▶ [Exercise directions]:
Could the lines from the start of the data through the line with "family='Liberation Sans')" be set down exactly, with no pictures among them?

[Charts and diagrams as code]
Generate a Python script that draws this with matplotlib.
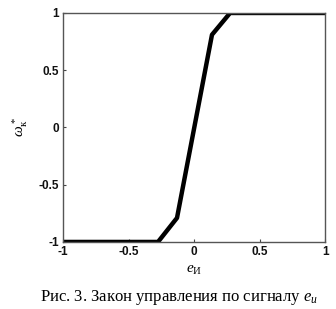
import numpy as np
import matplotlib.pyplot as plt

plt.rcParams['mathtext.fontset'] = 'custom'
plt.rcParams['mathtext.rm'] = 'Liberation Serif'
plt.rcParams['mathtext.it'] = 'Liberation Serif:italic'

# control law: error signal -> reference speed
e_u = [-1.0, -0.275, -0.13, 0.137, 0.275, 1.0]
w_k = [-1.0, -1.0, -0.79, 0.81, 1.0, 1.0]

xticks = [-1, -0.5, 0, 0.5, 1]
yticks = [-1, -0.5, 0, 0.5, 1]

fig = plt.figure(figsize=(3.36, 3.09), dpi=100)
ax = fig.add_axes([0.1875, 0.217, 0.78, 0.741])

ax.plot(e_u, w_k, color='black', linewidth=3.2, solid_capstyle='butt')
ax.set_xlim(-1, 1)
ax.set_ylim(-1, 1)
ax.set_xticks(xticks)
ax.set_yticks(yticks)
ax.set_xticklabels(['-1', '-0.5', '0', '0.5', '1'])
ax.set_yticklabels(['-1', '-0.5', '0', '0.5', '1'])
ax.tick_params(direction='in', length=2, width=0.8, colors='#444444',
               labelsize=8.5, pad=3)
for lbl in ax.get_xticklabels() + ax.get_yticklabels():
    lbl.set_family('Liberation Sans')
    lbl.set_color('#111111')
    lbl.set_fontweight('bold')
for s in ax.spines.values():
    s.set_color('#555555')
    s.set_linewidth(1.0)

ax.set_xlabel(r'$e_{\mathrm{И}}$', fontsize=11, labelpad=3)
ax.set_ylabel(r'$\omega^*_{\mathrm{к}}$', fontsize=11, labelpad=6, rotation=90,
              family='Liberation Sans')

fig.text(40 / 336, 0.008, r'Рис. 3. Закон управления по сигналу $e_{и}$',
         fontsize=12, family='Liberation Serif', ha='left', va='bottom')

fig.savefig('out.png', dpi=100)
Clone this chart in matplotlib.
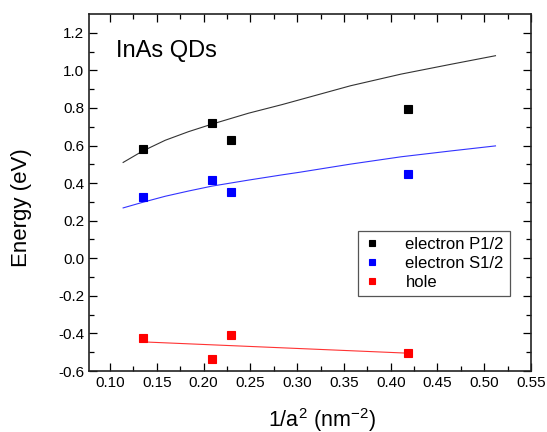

▶ [Result below]:
Generate a Python script that draws this with matplotlib.
import numpy as np
import matplotlib.pyplot as plt

plt.rcParams['mathtext.fontset'] = 'custom'
plt.rcParams['mathtext.rm'] = 'Liberation Serif'
plt.rcParams['mathtext.it'] = 'Liberation Serif:italic'

# control law: error signal -> reference speed
e_u = [-1.0, -0.275, -0.13, 0.137, 0.275, 1.0]
w_k = [-1.0, -1.0, -0.79, 0.81, 1.0, 1.0]

xticks = [-1, -0.5, 0, 0.5, 1]
yticks = [-1, -0.5, 0, 0.5, 1]

fig = plt.figure(figsize=(3.36, 3.09), dpi=100)
ax = fig.add_axes([0.1875, 0.217, 0.78, 0.741])

ax.plot(e_u, w_k, color='black', linewidth=3.2, solid_capstyle='butt')
ax.set_xlim(-1, 1)
ax.set_ylim(-1, 1)
ax.set_xticks(xticks)
ax.set_yticks(yticks)
ax.set_xticklabels(['-1', '-0.5', '0', '0.5', '1'])
ax.set_yticklabels(['-1', '-0.5', '0', '0.5', '1'])
ax.tick_params(direction='in', length=2, width=0.8, colors='#444444',
               labelsize=8.5, pad=3)
for lbl in ax.get_xticklabels() + ax.get_yticklabels():
    lbl.set_family('Liberation Sans')
    lbl.set_color('#111111')
    lbl.set_fontweight('bold')
for s in ax.spines.values():
    s.set_color('#555555')
    s.set_linewidth(1.0)

ax.set_xlabel(r'$e_{\mathrm{И}}$', fontsize=11, labelpad=3)
ax.set_ylabel(r'$\omega^*_{\mathrm{к}}$', fontsize=11, labelpad=6, rotation=90,
              family='Liberation Sans')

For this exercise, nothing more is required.